Just like that hero(ine), it’s now time for me to run toward my fate. Adulthood is real now. Career is real now. Marriage (for me) is real now. Womanhood and the power that comes with harnessing it is real now. I have always taken these life pillars seriously, but there is something about entering this new decade that feels as fortified as concrete. The foundation is set, it’s time to grow, and destiny is already unfolding. I can feel everything around me shifting as I respond to the inner whispers, “honor who you are and work toward who you are becoming” with every ounce of integrity that I have.
By thirty, it seems we have lived enough to be weathered in a way that makes us more grounded and genuine, but not yet eroded enough that we have lost sight of our grandest dreams entirely (at least I feel that way). If anyone has ambitions for a life beyond the status quo, the bubble of naiveté has been burst by now: a Fairy Godmother with a magic wand does not flick a wrist and Bippity Boppity Boo you into the person you want to be. It’s discipline, grit, discomfort, tenacity and bravery in the face of fear that turns a dream into reality.
Satchie Seidlits (Cheshire Cat), Melissa Delgadillo (Queen of Hearts), Wendy Bowman (White Rabbit), Dan Morrison (March Hare) and Ellie Morrison (Alice x Mad Hatter).
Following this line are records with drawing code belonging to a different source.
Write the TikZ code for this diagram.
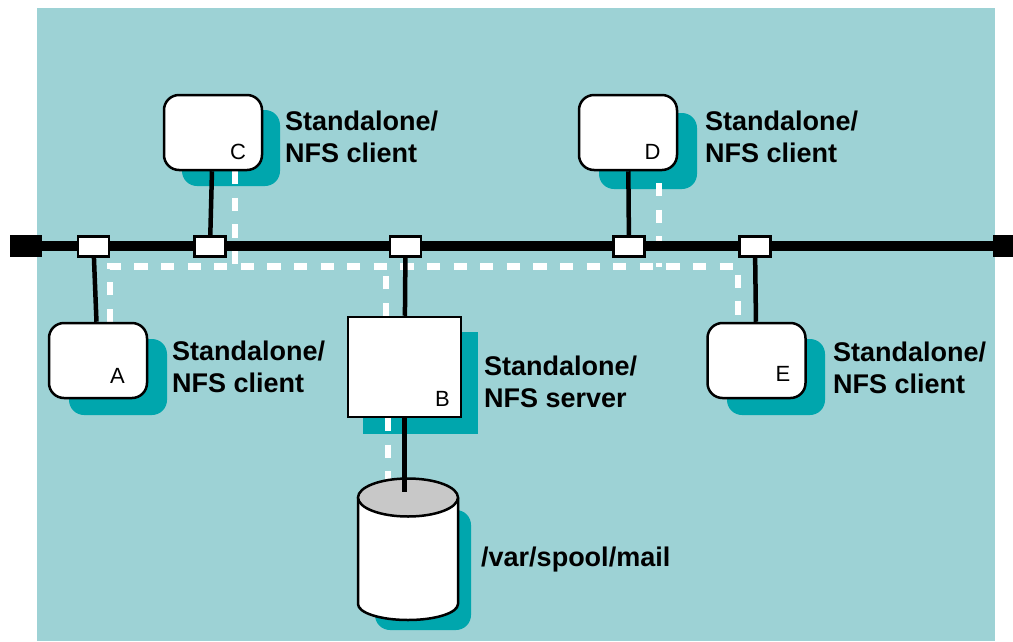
\documentclass[tikz,border=0pt]{standalone}
\usepackage{fontspec}
\setmainfont{Liberation Sans}
\usetikzlibrary{positioning}

\definecolor{seafoam}{HTML}{9DD2D5}
\definecolor{shadowteal}{HTML}{00A6AD}
\definecolor{platter}{HTML}{C8C8C8}

\tikzset{
  host/.style={draw,line width=2.5pt,fill=white,rounded corners=15pt,minimum width=98pt,minimum height=75pt,inner sep=0pt},
  hostshadow/.style={fill=shadowteal,rounded corners=15pt,minimum width=98pt,minimum height=76pt,inner sep=0pt},
  tap/.style={draw,line width=2.5pt,fill=white,minimum width=31pt,minimum height=20pt,inner sep=0pt},
  stub/.style={draw,line width=4.5pt},
  nfslink/.style={draw=white,line width=6.5pt,dash pattern=on 13.3pt off 13.3pt},
  caption/.style={font=\bfseries\fontsize{27}{32}\selectfont,align=left,anchor=west,inner sep=0pt},
  letter/.style={font=\fontsize{22}{22}\selectfont,inner sep=0pt}
}

\begin{document}
\begin{tikzpicture}[x=1pt,y=-1pt]

  \useasboundingbox (0,0) rectangle (1013,641);
  \fill[seafoam] (37,8) rectangle (995,641);

  % shadows
  \begin{scope}[every node/.style={hostshadow}]
    \node (shA) at (118,377) {};
    \node (shC) at (231,148) {};
    \node (shD) at (648,151) {};
    \node (shE) at (776,377) {};
  \end{scope}
  \node[fill=shadowteal,minimum width=115pt,minimum height=102pt,inner sep=0pt] (shB) at (420.5,383) {};
  \fill[shadowteal,rounded corners=15pt] (375,510) rectangle (471,630);

  % nfs traffic
  \coordinate (wa) at (110,322);
  \coordinate (wc) at (235,171);
  \coordinate (wd) at (659,183);
  \coordinate (we) at (738,322);
  \coordinate (wb) at (386,316);
  \coordinate (wb2) at (388,418);
  \coordinate (wm) at (388,487);
  \path[nfslink] (wa) -- (110,266.5) -- (738,266.5) -- (we);
  \path[nfslink] (wc) -- (235,266.5);
  \path[nfslink] (wd) -- (659,266.5);
  \path[nfslink] (wb) -- (386,266.5);

  % bus
  \node[fill=black,minimum width=32pt,minimum height=22pt,inner sep=0pt] (termL) at (26,246) {};
  \node[fill=black,minimum width=20pt,minimum height=22pt,inner sep=0pt] (termR) at (1003,246) {};
  \draw[line width=10pt] (termL) -- (termR);

  \begin{scope}[every node/.style={tap}]
    \node (tapA) at (93.5,246.5) {};
    \node (tapC) at (210,246.5) {};
    \node (tapB) at (405.5,246.5) {};
    \node (tapD) at (629,246.5) {};
    \node (tapE) at (755,246.5) {};
  \end{scope}

  % hosts
  \begin{scope}[every node/.style={host}]
    \node (A) at (98,360.5) {};
    \node (C) at (213,132.5) {};
    \node (D) at (628,132.5) {};
    \node (E) at (756.5,360.5) {};
  \end{scope}
  \node[draw,line width=2.5pt,fill=white,minimum width=113pt,minimum height=100pt,inner sep=0pt] (B) at (404.5,367) {};

  \path[stub] (tapA) -- (A);
  \path[stub] (tapC) -- (C);
  \path[stub] (tapD) -- (D);
  \path[stub] (tapE) -- (E);
  \path[stub] (tapB) -- (B);

  \path[nfslink] (wb2) -- (wm);

  % disk
  \draw[line width=2.5pt,fill=white] (358,497.5) -- (358,604) arc[start angle=180,end angle=360,x radius=50,y radius=-16] -- (458,497.5);
  \draw[line width=2.5pt,fill=platter] (408,497.5) ellipse[x radius=50,y radius=19];
  \node[inner sep=0pt,minimum size=0pt] (disk) at (404.5,492) {};
  \draw[line width=4.5pt] (B) -- (disk);

  % labels
  \node[letter] (lA) at (117.5,376) {A};
  \node[letter] (lB) at (442.5,399) {B};
  \node[letter] (lC) at (238,152) {C};
  \node[letter] (lD) at (652.5,152) {D};
  \node[letter] (lE) at (783,374) {E};

  \node[caption] (capA) at (172,367) {Standalone/\\NFS client};
  \node[caption] (capB) at (484,382) {Standalone/\\NFS server};
  \node[caption] (capC) at (285,137) {Standalone/\\NFS client};
  \node[caption] (capD) at (705,137) {Standalone/\\NFS client};
  \node[caption] (capE) at (833,368) {Standalone/\\NFS client};
  \node[caption] (capM) at (481,560) {/var/spool/mail};

\end{tikzpicture}
\end{document}
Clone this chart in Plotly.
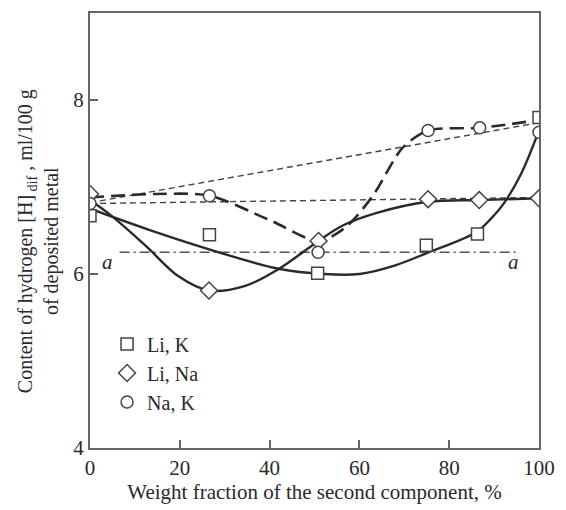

This month I was inspired by childlike sense of wonder. That curiouser and curiouser! innocent imagination that we have to fight to protect as we grow older. In my case, my life and career really do depend on it. But so many of ours do whether we realize it or not. In honor of growing wiser, but choosing to never allow our spirits to forget their inner children, two (late) May babies–the Geminis who conceptualize and run this platform every day–couldn’t think of a better way to celebrate our birthdays than with an issue in Wonderland: including some of our favorite people and many of our favorite things in the most whimsical place within walking distance of where we live, with a creative cast of characters who willingly dive down the rabbit hole with us and encourage anything and everything we dream of.
Food provided by The Good Kind
Alice in Wonderland holds a special place in my memory and in my heart. The stories we are told when we are young have such a deep impression on us. Stepping into this new season of life, I find myself holding onto the nostalgia of those years and the vividness of those memories moreso now than ever–because, for better or for worse (but almost always for the better), they are a part of how I see the world as an adult: a bit topsy turvy, always with a touch of whimsy and an optimistic point of view. It is my birthday wish for everyone to feel the strength and the courage to face their past, to own their present, and to step with conviction into their future with authenticity and eccentricity–no matter how frightening it might feel to stand solo in a flock.
Self portrait. This is 30.
Have I gone mad?
I’m afraid so, but let me tell you something…the best people usually are.